I heard (another poster on this forum) say the "native iso" of a 7d is 160. does anyone have any (ie, concrete) proof of this? (can't google, at work).
remember a test on the 30D that showed that 160/320/640 etc were cleaner than the interspersed numbers. I though Canon had gone back to 100/200 etc, but I'm going on what I've read, not what I'm able to prove myself.
Only Canon knows what is 'native'. But I believe that the 'full stop' ISOs of 100, 200, 400, etc., are native. The forum posts claiming that ISO 160 is native, and that 160/320/640 are cleaner, are not incompatible with that. ISO 160/320/640 etc. are 'pulled' (although only by 1/3 stop, where ISO 50 is pulled a full stop). When you intentionally overexpose then reduce the exposure in post (even if that 'post' is in-camera before the RAW file is written), you reduce noise, so the '-1/3' tweeners have less noise than full stop ISOs, but also less highlight headroom.
You can see the effects of ISO on read noise in the data in the lower plot on this linked page for the 40D
(which is probably the same source for the 30D test that motorhead refers to, and is linked from that page). ISO 160/320/640/etc., have a higher S:N ratio than the full stops (but there are no corresponding data for dynamic range, which if there were, would show that it's reduced). If you roll your mouse down the list of ISO values in the top graph, you can see the 'combing' in the histogram at the 'fake' 1/3-stop ISOs, whereas the full stop curves are smooth.
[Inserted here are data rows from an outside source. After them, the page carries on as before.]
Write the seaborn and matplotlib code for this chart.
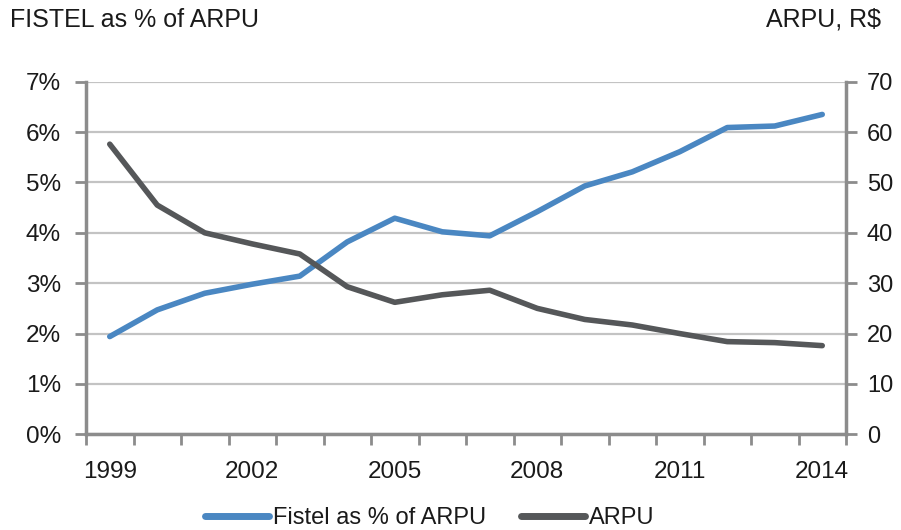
import matplotlib
matplotlib.use("Agg")
import matplotlib.pyplot as plt
import seaborn as sns
import numpy as np
from matplotlib.ticker import FixedLocator, FuncFormatter
from matplotlib.lines import Line2D

years = [1999, 2000, 2001, 2002, 2003, 2004, 2005, 2006, 2007,
         2008, 2009, 2010, 2011, 2012, 2013, 2014]
fistel_pct = [1.94, 2.47, 2.80, 2.98, 3.14, 3.82, 4.29, 4.02, 3.94,
              4.42, 4.93, 5.21, 5.61, 6.09, 6.12, 6.35]
arpu = [57.6, 45.5, 40.0, 37.8, 35.8, 29.3, 26.2, 27.7, 28.6,
        25.0, 22.8, 21.7, 20.0, 18.4, 18.2, 17.6]
label_years = [1999, 2002, 2005, 2008, 2011, 2014]
left_ticks = [0, 1, 2, 3, 4, 5, 6, 7]
right_ticks = [0, 10, 20, 30, 40, 50, 60, 70]

sns.set_theme(style="white")
plt.rcParams['font.family'] = ['Liberation Sans', 'DejaVu Sans']

BLUE = "#4a87c2"
GRAY = "#555759"
AXC = "#8c8c8c"
GRID = "#c3c3c3"
TXT = "#1a1a1a"

fig = plt.figure(figsize=(9.01, 5.30), dpi=100)
ax = fig.add_axes([86/901, 1-434.3/530, (846-86)/901, (434.3-81.7)/530])
ax2 = ax.twinx()

sns.lineplot(x=years, y=fistel_pct, ax=ax, color=BLUE, linewidth=4.0,
             solid_capstyle='round', solid_joinstyle='round')
sns.lineplot(x=years, y=arpu, ax=ax2, color=GRAY, linewidth=4.0,
             solid_capstyle='round', solid_joinstyle='round')

ax.set_xlim(years[0]-0.5, years[-1]+0.5)
ax.set_ylim(0, 7)
ax2.set_ylim(0, 70)

ax.set_yticks(left_ticks)
ax.yaxis.set_major_formatter(FuncFormatter(lambda v, p: f"{int(v)}%"))
ax.grid(axis='y', color=GRID, linewidth=1.6)
ax.grid(axis='x', visible=False)
ax.set_axisbelow(True)

ax2.set_yticks(right_ticks)
ax2.grid(False)

bounds = [y - 0.5 for y in years] + [years[-1] + 0.5]
ax.xaxis.set_major_locator(FixedLocator(bounds))
ax.xaxis.set_major_formatter(FuncFormatter(lambda v, p: ""))
ax.xaxis.set_minor_locator(FixedLocator(label_years))
ax.xaxis.set_minor_formatter(FuncFormatter(lambda v, p: f"{int(round(v))}"))
ax.tick_params(axis='x', which='major', direction='out', length=8, width=2, color=AXC, bottom=True)
ax.tick_params(axis='x', which='minor', length=0, pad=19, labelsize=17.5, labelcolor=TXT, bottom=True)
ax.tick_params(axis='y', direction='out', length=8, width=2, color=AXC, pad=10,
               labelsize=17.5, labelcolor=TXT, left=True)
ax2.tick_params(axis='y', direction='out', length=8, width=2, color=AXC, pad=7,
                labelsize=17, labelcolor=TXT, right=True)

for a in (ax, ax2):
    for s in a.spines.values():
        s.set_visible(False)
ax.spines['left'].set_visible(True)
ax.spines['bottom'].set_visible(True)
ax2.spines['right'].set_visible(True)
for s in (ax.spines['left'], ax.spines['bottom'], ax2.spines['right']):
    s.set_color(AXC)
    s.set_linewidth(2.5)

ax.set_xlabel("")
ax.set_ylabel("")
ax2.set_ylabel("")

fig.text(10/901, 1-20/530, "FISTEL as % of ARPU", ha='left', va='center', fontsize=18, color=TXT)
fig.text(881/901, 1-20/530, "ARPU, R$", ha='right', va='center', fontsize=18, color=TXT)

handles = [Line2D([0], [0], color=BLUE, linewidth=5, solid_capstyle='round'),
           Line2D([0], [0], color=GRAY, linewidth=5, solid_capstyle='round')]
fig.legend(handles, ["Fistel as % of ARPU", "ARPU"], loc='center', bbox_to_anchor=(0.477, 1-518/530),
           ncol=2, frameon=False, fontsize=17, handlelength=2.7, handletextpad=0.15,
           columnspacing=1.5, labelcolor=TXT)

fig.savefig("out.png", dpi=100)
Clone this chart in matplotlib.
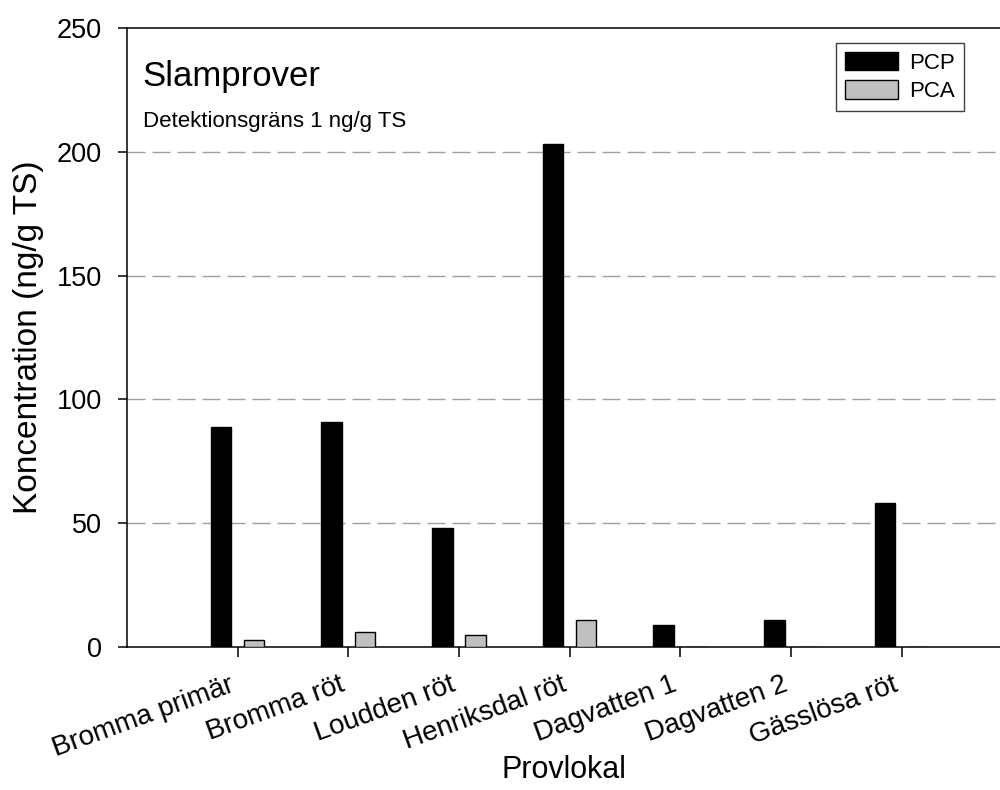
"""
Slamprover: PCP och PCA per provlokal, grupperat stapeldiagram.
"""

import matplotlib
matplotlib.use('Agg')
import matplotlib.pyplot as plt
import numpy as np

# Data
lokaler = ['Bromma primär', 'Bromma röt', 'Loudden röt', 'Henriksdal röt',
           'Dagvatten 1', 'Dagvatten 2', 'Gässlösa röt']
pcp = [89, 91, 48, 203, 9, 11, 58]
pca = [3, 6, 5, 11, 0, 0, 0]
yticks = [0, 50, 100, 150, 200, 250]


def main():
    plt.rcParams['font.family'] = ['Liberation Sans', 'DejaVu Sans']

    fig = plt.figure(figsize=(10, 7.9), dpi=100)
    ax = fig.add_axes([0.127, 0.181, 0.873, 0.7835])

    x = np.arange(len(lokaler))
    w = 0.185
    ax.bar(x - 0.15, pcp, w, color='black', edgecolor='black', linewidth=1,
           label='PCP', zorder=3)
    ax.bar(x + 0.15, pca, w, color='#c0c0c0', edgecolor='black', linewidth=1,
           label='PCA', zorder=3)

    ax.set_xlim(-1, 6.89)
    ax.set_ylim(0, 250)
    ax.set_yticks(yticks)
    ax.set_xticks(x)
    ax.set_xticklabels(lokaler, rotation=20, ha='right', fontsize=20)
    ax.tick_params(axis='y', labelsize=19.5, length=6.5, width=1.1, pad=11.5)
    ax.tick_params(axis='x', length=7, width=1.1, pad=11)

    # streckade stödlinjer
    for v in yticks[1:-1]:
        ax.axhline(v, color='#a0a0a0', linewidth=1, dashes=(13, 5), zorder=1)

    for side in ['left', 'bottom', 'top']:
        ax.spines[side].set_linewidth(1.1)
    ax.spines['right'].set_visible(False)

    ax.set_ylabel('Koncentration (ng/g TS)', fontsize=24, labelpad=9)
    ax.set_xlabel('Provlokal', fontsize=22)
    ax.xaxis.set_label_coords(0.5, -0.175)

    ax.text(0.018, 0.948, 'Slamprover', transform=ax.transAxes, fontsize=25,
            va='top', ha='left')
    ax.text(0.018, 0.866, 'Detektionsgräns 1 ng/g TS', transform=ax.transAxes,
            fontsize=16, va='top', ha='left')

    leg = ax.legend(loc='upper right', bbox_to_anchor=(0.959, 0.976),
                    borderaxespad=0, fontsize=16, fancybox=False,
                    edgecolor='#404040', framealpha=1, borderpad=0.4,
                    labelspacing=0.3, handlelength=2.4, handleheight=0.9,
                    handletextpad=0.5)
    leg.get_frame().set_linewidth(1)

    fig.savefig('out.png', dpi=100)


if __name__ == '__main__':
    main()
Interestingly, the page linked above suggests that the 'tweener' ISOs are not 'fake' (i.e. pushed or pulled) on the 5D
- those cameras apparently use an additional analog amplifier. As a result, all the ISO curves are smooth, and in that case, the S:N is highest at the full stop ISOs (which includes ISO 50). I have no idea if an additional analog amplifier is also used in the 5DII (or the 7D, for that matter). If so, it's consistent with Sanjayfg's statement that ISO 50 is better than ISO 100 (lowest noise without sacrificing the highlight headroom).
Note that all of the data in the above links are read noise only (e.g. shots with the lens cap on and at the fastest shutter speed). Shot noise (and other, less significant sources like thermal noise) are ignored.